La segunda parte se ocupaba con la Cuarta de Schumann, última en numeración pero segunda en el orden de composición, aunque revisada con cierta profundidad diez años tras su estreno. Obra de gran cohesión en su continuo retorno a material previo, buena parte de él enunciado desde el inicio, es página de gran efusión, con transiciones estupendamente construidas y episodios de remanso lírico que demandan de la batuta una dosis considerable de flexibilidad. Hay que dotar de serenidad al comienzo y a la Romanza, de exaltado brío a buena parte del primer movimiento y especialmente del último, sobre todo en su tramo final, y también de una energía decidida al scherzo, salpicando el cantable trío y el recuerdo a la Romanza con el contraste apropiado.

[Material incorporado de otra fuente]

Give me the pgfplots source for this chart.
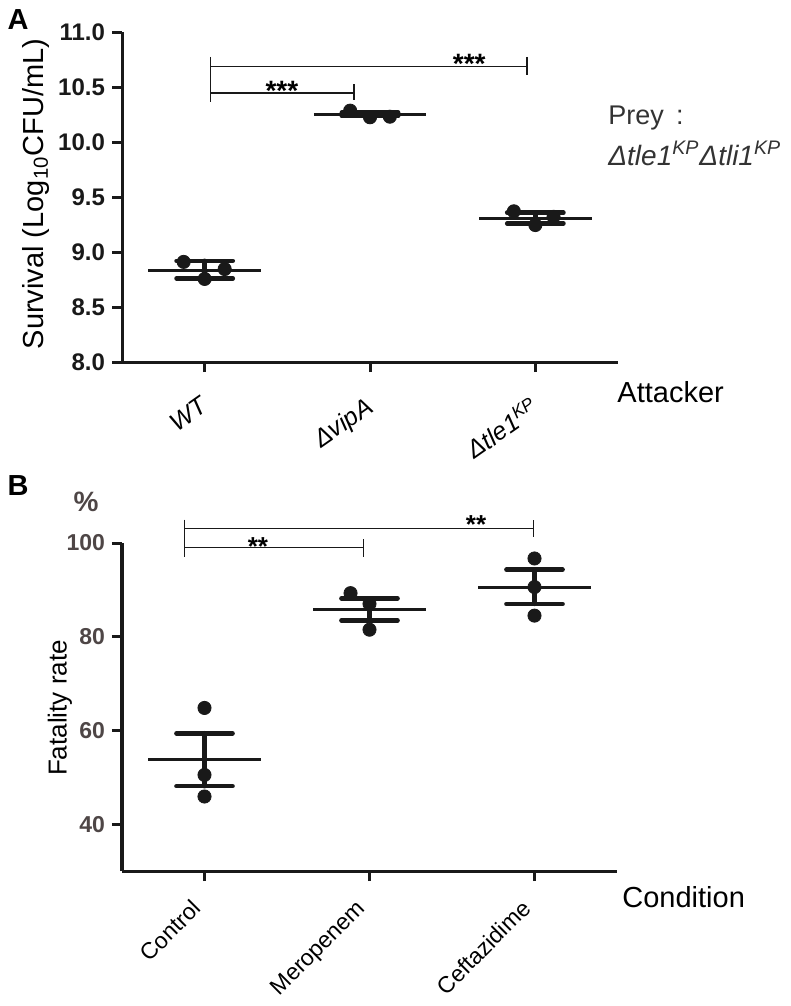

Petrenko, amigo de la viveza en los tempi, y sin olvidar además otros guiños a esa “tercera vía” apuntada antes para Mozart (vibrato en absoluto generoso, por ejemplo) dibuja con más cuadrada perfección que calmada recreación poética o con generosa agógica el lento inicio de la obra, y también la Romanza. Parece encontrarse más en su salsa en la apasionada exaltación del Lebhaft del primer movimiento (y del último), la energía del Scherzo o la transición de éste al movimiento final, matizadísima, dotada de indudable tensión, y con un tremendo crescendo como puente hasta el inicio de ese Lebhaft final. Consigue el ruso, qué duda cabe, una urgencia muy especial en ese movimiento último, bien que a costa de que, partiendo de un tempo bastante vivo, la aceleración que Schumann demanda primero pidiendo Schneller (más rápido) y finalmente Presto para la arrebatada coda iniciada en la cuerda grave, se inició de hecho algo antes. Pero Petrenko sabe muy bien que dispone de la que es probablemente la más perfecta o una de las más perfectas máquinas orquestales del planeta. Y la exprime a conciencia. Cabían pocas dudas de que tal aceleración, que hubiera puesto al borde del precipicio a muchos grupos orquestales, iba a ser superada por los berliner con sobresaliente. Obvio es decir que así fue. Si a lo largo de esta reseña hemos admirado repetidamente la prestación de la orquesta, lo escuchado en la coda schumanniana, llevada a una velocidad vertiginosa (mucho más rápida que la demandada por Rattle en su grabación, no tan lejana, con esta misma formación; Petrenko se acercó al frenesí casi enloquecido, y bastante menos preciso, que desplegaba Furtwängler en su registro legendario con la orquesta, bien que en aquel el impacto era casi incluso mayor porque el contraste que suponía con tempi previos más serenos, era más acusado), le deja a uno sin habla. Alto, altísimo voltaje para una lectura que fue, en lo que a la batuta se refiere, de menos a más, y que quedó culminada de manera formidable. Como lo fueron también, nada nuevo, las prestaciones del oboísta Mayer y del concertino Noah Bendix-Bangley (fichaje relativamente reciente de la orquesta) en la romanza.
Éxito nuevamente grandísimo para un cierre espectacular de la temporada de Ibermúsica. No cabe duda de que, escuchando a una orquesta así, dan muchas ganas… de volver. Y es que los berliner, definitivamente, están en otro nivel.